Raw data:
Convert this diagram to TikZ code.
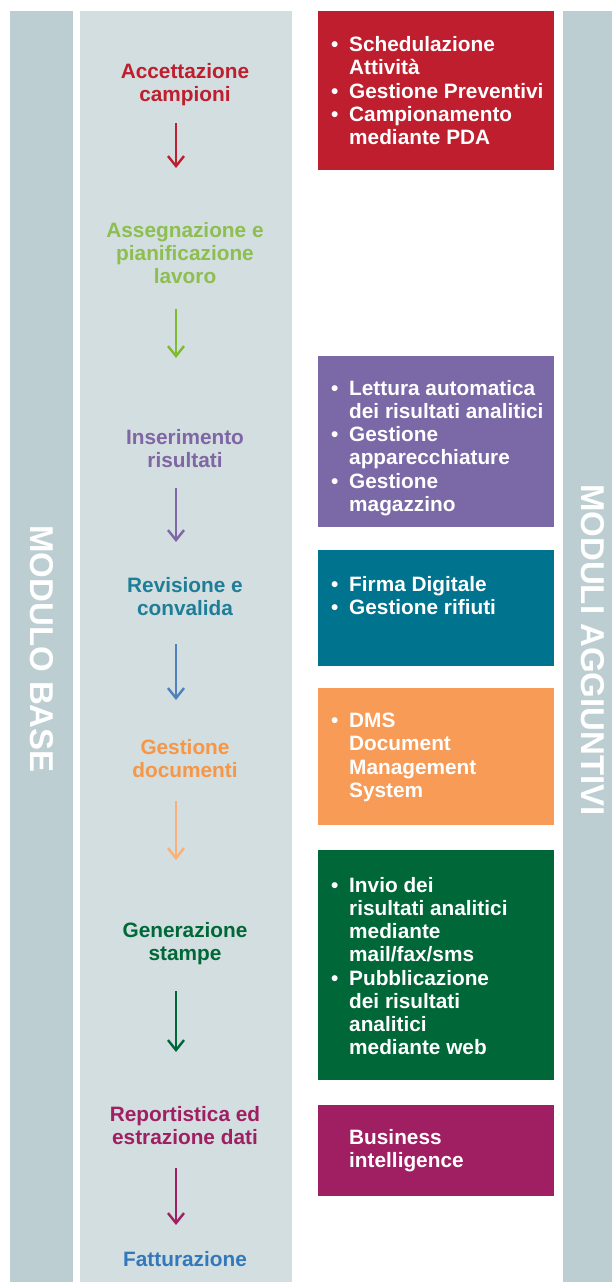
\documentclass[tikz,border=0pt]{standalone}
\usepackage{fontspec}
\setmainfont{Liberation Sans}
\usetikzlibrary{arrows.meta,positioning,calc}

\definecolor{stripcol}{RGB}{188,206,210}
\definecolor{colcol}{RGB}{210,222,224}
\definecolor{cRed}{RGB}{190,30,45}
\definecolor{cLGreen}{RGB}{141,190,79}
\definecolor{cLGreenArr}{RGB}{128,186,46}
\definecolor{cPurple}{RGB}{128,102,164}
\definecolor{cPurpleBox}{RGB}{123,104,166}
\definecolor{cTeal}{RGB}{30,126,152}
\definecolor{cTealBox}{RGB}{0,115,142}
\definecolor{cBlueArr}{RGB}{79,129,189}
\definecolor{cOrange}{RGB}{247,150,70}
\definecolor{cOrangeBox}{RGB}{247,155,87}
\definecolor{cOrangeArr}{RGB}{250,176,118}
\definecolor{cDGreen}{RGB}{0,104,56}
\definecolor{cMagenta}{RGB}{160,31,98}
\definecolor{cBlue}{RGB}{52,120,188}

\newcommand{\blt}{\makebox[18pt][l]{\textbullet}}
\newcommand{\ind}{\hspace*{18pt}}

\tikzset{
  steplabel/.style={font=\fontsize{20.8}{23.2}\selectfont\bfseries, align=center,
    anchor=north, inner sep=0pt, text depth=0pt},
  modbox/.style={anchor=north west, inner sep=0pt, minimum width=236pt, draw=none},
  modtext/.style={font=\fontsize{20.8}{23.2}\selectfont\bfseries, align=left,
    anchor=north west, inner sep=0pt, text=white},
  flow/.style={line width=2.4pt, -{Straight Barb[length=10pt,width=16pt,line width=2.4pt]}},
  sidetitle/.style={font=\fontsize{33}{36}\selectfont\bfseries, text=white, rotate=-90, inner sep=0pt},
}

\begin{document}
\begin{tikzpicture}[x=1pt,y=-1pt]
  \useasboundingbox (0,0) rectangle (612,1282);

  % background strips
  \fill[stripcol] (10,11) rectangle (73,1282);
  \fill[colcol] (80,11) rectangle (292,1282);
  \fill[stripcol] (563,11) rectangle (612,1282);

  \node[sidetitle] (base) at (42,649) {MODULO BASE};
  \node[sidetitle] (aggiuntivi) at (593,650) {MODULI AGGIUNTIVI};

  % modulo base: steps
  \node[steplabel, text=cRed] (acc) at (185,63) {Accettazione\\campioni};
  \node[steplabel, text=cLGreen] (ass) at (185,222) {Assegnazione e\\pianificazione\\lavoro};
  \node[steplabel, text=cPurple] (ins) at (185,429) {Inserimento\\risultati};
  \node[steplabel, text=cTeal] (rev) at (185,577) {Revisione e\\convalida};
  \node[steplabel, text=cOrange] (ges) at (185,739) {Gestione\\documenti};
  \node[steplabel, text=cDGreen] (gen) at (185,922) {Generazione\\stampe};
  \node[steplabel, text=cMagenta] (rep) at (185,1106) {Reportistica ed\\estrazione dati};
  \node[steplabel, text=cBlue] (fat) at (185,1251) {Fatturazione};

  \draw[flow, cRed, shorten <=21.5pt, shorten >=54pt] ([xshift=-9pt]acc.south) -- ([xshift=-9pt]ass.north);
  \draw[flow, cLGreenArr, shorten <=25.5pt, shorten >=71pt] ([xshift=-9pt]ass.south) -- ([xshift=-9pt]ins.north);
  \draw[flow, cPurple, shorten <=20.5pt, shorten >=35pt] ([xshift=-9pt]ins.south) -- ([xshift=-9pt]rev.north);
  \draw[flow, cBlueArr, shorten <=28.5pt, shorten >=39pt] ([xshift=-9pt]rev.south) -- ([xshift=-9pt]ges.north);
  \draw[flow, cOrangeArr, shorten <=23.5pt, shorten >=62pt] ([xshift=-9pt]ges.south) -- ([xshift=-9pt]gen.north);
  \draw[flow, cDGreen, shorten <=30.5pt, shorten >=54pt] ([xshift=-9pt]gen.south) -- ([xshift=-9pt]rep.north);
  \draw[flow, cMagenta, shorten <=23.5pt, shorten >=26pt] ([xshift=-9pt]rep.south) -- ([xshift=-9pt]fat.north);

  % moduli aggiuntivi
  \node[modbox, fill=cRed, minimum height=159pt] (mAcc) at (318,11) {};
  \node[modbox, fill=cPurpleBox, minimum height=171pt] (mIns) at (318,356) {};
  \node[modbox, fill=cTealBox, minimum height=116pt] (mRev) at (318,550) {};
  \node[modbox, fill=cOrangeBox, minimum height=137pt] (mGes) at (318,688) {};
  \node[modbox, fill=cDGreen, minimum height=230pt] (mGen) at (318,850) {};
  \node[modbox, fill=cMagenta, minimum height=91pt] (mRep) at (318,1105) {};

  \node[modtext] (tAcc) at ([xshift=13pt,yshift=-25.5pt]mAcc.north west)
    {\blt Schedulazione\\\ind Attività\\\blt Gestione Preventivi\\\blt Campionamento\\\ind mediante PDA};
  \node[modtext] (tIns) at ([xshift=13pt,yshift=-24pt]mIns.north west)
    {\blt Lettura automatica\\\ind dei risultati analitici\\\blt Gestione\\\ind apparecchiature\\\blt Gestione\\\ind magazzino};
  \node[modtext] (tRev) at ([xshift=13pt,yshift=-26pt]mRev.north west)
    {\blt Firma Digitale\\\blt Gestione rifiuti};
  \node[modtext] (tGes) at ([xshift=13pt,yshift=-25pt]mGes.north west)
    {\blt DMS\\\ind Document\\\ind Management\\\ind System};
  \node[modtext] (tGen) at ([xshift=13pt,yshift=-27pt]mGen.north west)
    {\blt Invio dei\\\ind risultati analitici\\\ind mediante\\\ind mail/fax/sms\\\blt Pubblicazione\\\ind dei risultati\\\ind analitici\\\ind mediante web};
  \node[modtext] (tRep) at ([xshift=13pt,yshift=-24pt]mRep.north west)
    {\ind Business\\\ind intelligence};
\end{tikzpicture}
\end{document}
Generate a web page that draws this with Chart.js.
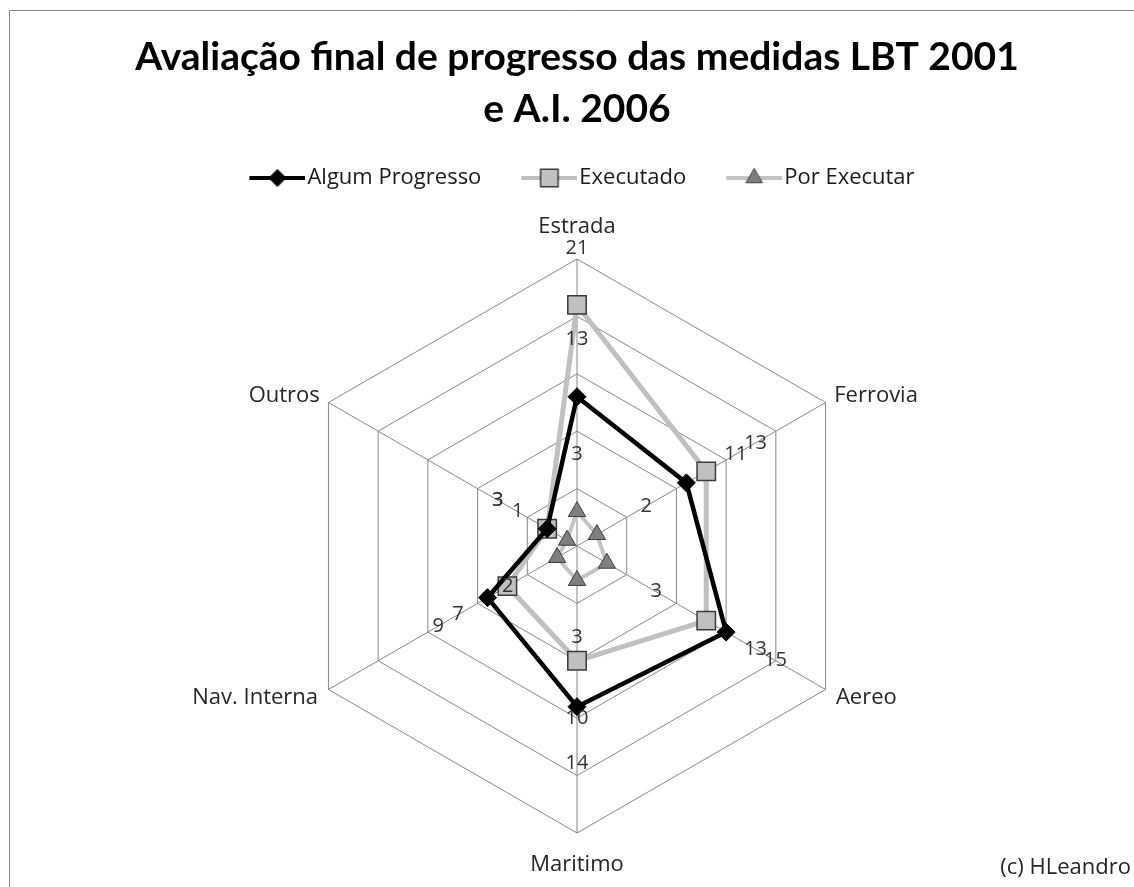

Written task: Copy the material above in full and exactly, skipping pictures.

Task response:
Convert this diagram to TikZ code.
\documentclass[tikz,border=0pt]{standalone}
\usepackage{fontspec}
\setmainfont{Liberation Sans}
\usetikzlibrary{arrows.meta,positioning,calc}

\definecolor{stripcol}{RGB}{188,206,210}
\definecolor{colcol}{RGB}{210,222,224}
\definecolor{cRed}{RGB}{190,30,45}
\definecolor{cLGreen}{RGB}{141,190,79}
\definecolor{cLGreenArr}{RGB}{128,186,46}
\definecolor{cPurple}{RGB}{128,102,164}
\definecolor{cPurpleBox}{RGB}{123,104,166}
\definecolor{cTeal}{RGB}{30,126,152}
\definecolor{cTealBox}{RGB}{0,115,142}
\definecolor{cBlueArr}{RGB}{79,129,189}
\definecolor{cOrange}{RGB}{247,150,70}
\definecolor{cOrangeBox}{RGB}{247,155,87}
\definecolor{cOrangeArr}{RGB}{250,176,118}
\definecolor{cDGreen}{RGB}{0,104,56}
\definecolor{cMagenta}{RGB}{160,31,98}
\definecolor{cBlue}{RGB}{52,120,188}

\newcommand{\blt}{\makebox[18pt][l]{\textbullet}}
\newcommand{\ind}{\hspace*{18pt}}

\tikzset{
  steplabel/.style={font=\fontsize{20.8}{23.2}\selectfont\bfseries, align=center,
    anchor=north, inner sep=0pt, text depth=0pt},
  modbox/.style={anchor=north west, inner sep=0pt, minimum width=236pt, draw=none},
  modtext/.style={font=\fontsize{20.8}{23.2}\selectfont\bfseries, align=left,
    anchor=north west, inner sep=0pt, text=white},
  flow/.style={line width=2.4pt, -{Straight Barb[length=10pt,width=16pt,line width=2.4pt]}},
  sidetitle/.style={font=\fontsize{33}{36}\selectfont\bfseries, text=white, rotate=-90, inner sep=0pt},
}

\begin{document}
\begin{tikzpicture}[x=1pt,y=-1pt]
  \useasboundingbox (0,0) rectangle (612,1282);

  % background strips
  \fill[stripcol] (10,11) rectangle (73,1282);
  \fill[colcol] (80,11) rectangle (292,1282);
  \fill[stripcol] (563,11) rectangle (612,1282);

  \node[sidetitle] (base) at (42,649) {MODULO BASE};
  \node[sidetitle] (aggiuntivi) at (593,650) {MODULI AGGIUNTIVI};

  % modulo base: steps
  \node[steplabel, text=cRed] (acc) at (185,63) {Accettazione\\campioni};
  \node[steplabel, text=cLGreen] (ass) at (185,222) {Assegnazione e\\pianificazione\\lavoro};
  \node[steplabel, text=cPurple] (ins) at (185,429) {Inserimento\\risultati};
  \node[steplabel, text=cTeal] (rev) at (185,577) {Revisione e\\convalida};
  \node[steplabel, text=cOrange] (ges) at (185,739) {Gestione\\documenti};
  \node[steplabel, text=cDGreen] (gen) at (185,922) {Generazione\\stampe};
  \node[steplabel, text=cMagenta] (rep) at (185,1106) {Reportistica ed\\estrazione dati};
  \node[steplabel, text=cBlue] (fat) at (185,1251) {Fatturazione};

  \draw[flow, cRed, shorten <=21.5pt, shorten >=54pt] ([xshift=-9pt]acc.south) -- ([xshift=-9pt]ass.north);
  \draw[flow, cLGreenArr, shorten <=25.5pt, shorten >=71pt] ([xshift=-9pt]ass.south) -- ([xshift=-9pt]ins.north);
  \draw[flow, cPurple, shorten <=20.5pt, shorten >=35pt] ([xshift=-9pt]ins.south) -- ([xshift=-9pt]rev.north);
  \draw[flow, cBlueArr, shorten <=28.5pt, shorten >=39pt] ([xshift=-9pt]rev.south) -- ([xshift=-9pt]ges.north);
  \draw[flow, cOrangeArr, shorten <=23.5pt, shorten >=62pt] ([xshift=-9pt]ges.south) -- ([xshift=-9pt]gen.north);
  \draw[flow, cDGreen, shorten <=30.5pt, shorten >=54pt] ([xshift=-9pt]gen.south) -- ([xshift=-9pt]rep.north);
  \draw[flow, cMagenta, shorten <=23.5pt, shorten >=26pt] ([xshift=-9pt]rep.south) -- ([xshift=-9pt]fat.north);

  % moduli aggiuntivi
  \node[modbox, fill=cRed, minimum height=159pt] (mAcc) at (318,11) {};
  \node[modbox, fill=cPurpleBox, minimum height=171pt] (mIns) at (318,356) {};
  \node[modbox, fill=cTealBox, minimum height=116pt] (mRev) at (318,550) {};
  \node[modbox, fill=cOrangeBox, minimum height=137pt] (mGes) at (318,688) {};
  \node[modbox, fill=cDGreen, minimum height=230pt] (mGen) at (318,850) {};
  \node[modbox, fill=cMagenta, minimum height=91pt] (mRep) at (318,1105) {};

  \node[modtext] (tAcc) at ([xshift=13pt,yshift=-25.5pt]mAcc.north west)
    {\blt Schedulazione\\\ind Attività\\\blt Gestione Preventivi\\\blt Campionamento\\\ind mediante PDA};
  \node[modtext] (tIns) at ([xshift=13pt,yshift=-24pt]mIns.north west)
    {\blt Lettura automatica\\\ind dei risultati analitici\\\blt Gestione\\\ind apparecchiature\\\blt Gestione\\\ind magazzino};
  \node[modtext] (tRev) at ([xshift=13pt,yshift=-26pt]mRev.north west)
    {\blt Firma Digitale\\\blt Gestione rifiuti};
  \node[modtext] (tGes) at ([xshift=13pt,yshift=-25pt]mGes.north west)
    {\blt DMS\\\ind Document\\\ind Management\\\ind System};
  \node[modtext] (tGen) at ([xshift=13pt,yshift=-27pt]mGen.north west)
    {\blt Invio dei\\\ind risultati analitici\\\ind mediante\\\ind mail/fax/sms\\\blt Pubblicazione\\\ind dei risultati\\\ind analitici\\\ind mediante web};
  \node[modtext] (tRep) at ([xshift=13pt,yshift=-24pt]mRep.north west)
    {\ind Business\\\ind intelligence};
\end{tikzpicture}
\end{document}
Generate a web page that draws this with Chart.js.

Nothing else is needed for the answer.